It’s spring, and a lot of fascinating numbers and reports are out in the music world. Whether you’re talking the bottom line numbers or leading edge music technology, the music business is roaring like a huge Marshall amplifier at a concert.
$17.3 billion was how much money in total was paid out to music artists and labels on a global scale in 2017, say new numbers just released by IFPI in its 2018 Global Music Report. That’s up over 8% from 2016. Calculations by industry insiders who studied the newly released numbers tell us that independent labels and music artists received $5.1 billion (29.88% of the total global revenues). But, in 2016, their share was 30.68%.
$500 million is just about how much money is made by self-releasing music artists who don’t work with any music label, according to Midia Research data. However, as AIM CEO Paul Pacifico explained to Music Business Worldwide, in trying to save money by going through the services that allow them very low-cost access to streaming services and digital music stores, these music artists may be taking part in a “false economy” and missing out on ways to expand their fan base, and their revenues, by failing to find the right, experienced commercial partners. Going with independent labels is likely much better than going it alone.

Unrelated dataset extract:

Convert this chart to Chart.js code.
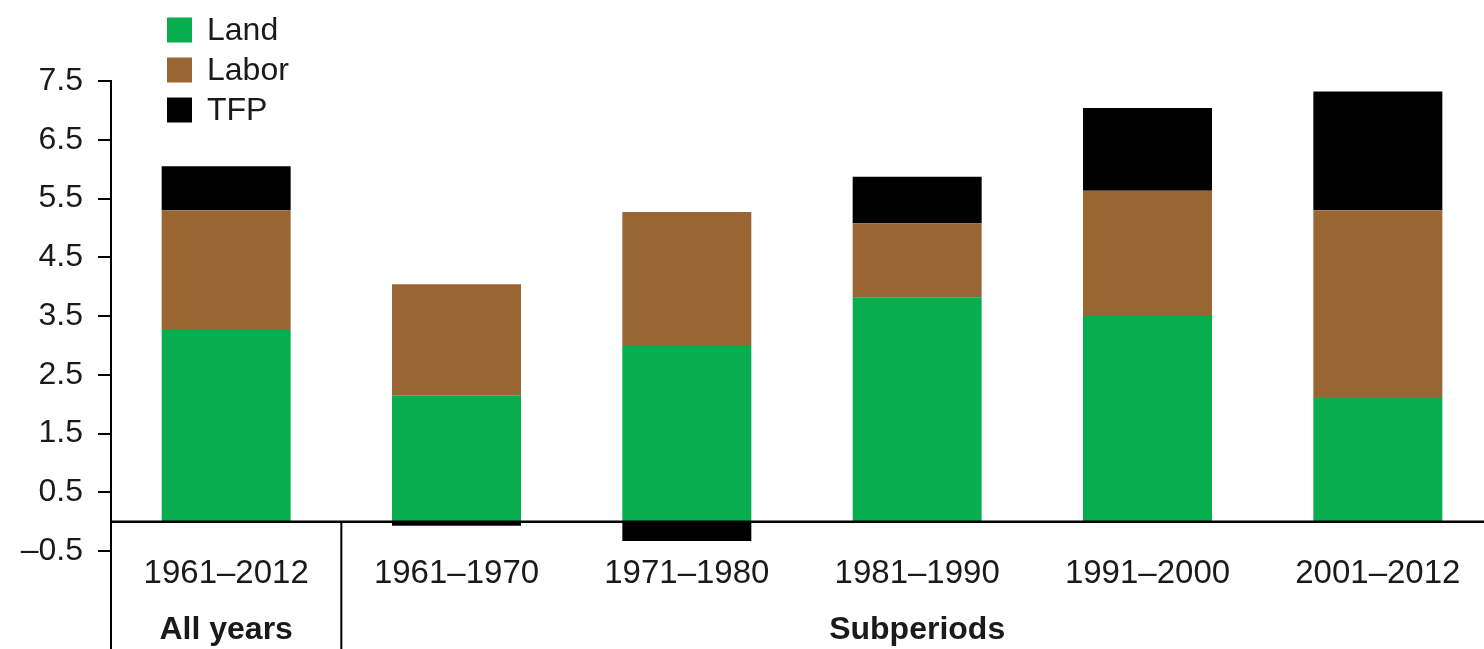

40 million subscribers are listening to Apple Music as of mid-April of this year. That’s pretty astounding in light of that number being reported as 38 million only about one month earlier. The sharp rise in subscriber numbers over a one-month period coincides with Apple promoting Oliver Schusser to the role of VP of Apple Music & International Content, making him Apple’s global music overseer. The question is, what’s the bigger story here?
$120 million was what music streaming service Spotify spent on acquisitions from 2014 to mid-2017, and then in April of 2018 Spotify acquired Loudr. Founded in 2013, the company creates tech to help “content creators, aggregators, and music services identify rights holders, secure mechanical licenses, and pay royalties to music publishers”. Adam Parness of Spotify calls Loudr “a true music innovation” in and of itself.
1.8 million music artists across 900 music genres spanning the globe have at least some of their fans’ shared data in the database of the Music Audience Exchange (MAX) company. MAX employs its proprietary technology named its Artist Matching Engine to utilise “neural networks to map music tastes onto the demographic, psychographic, geographic, and behavioral attributes of music audiences.” Survey questions asked of music listeners include “What role would you say music plays in your life?” and “Why do you listen to music?”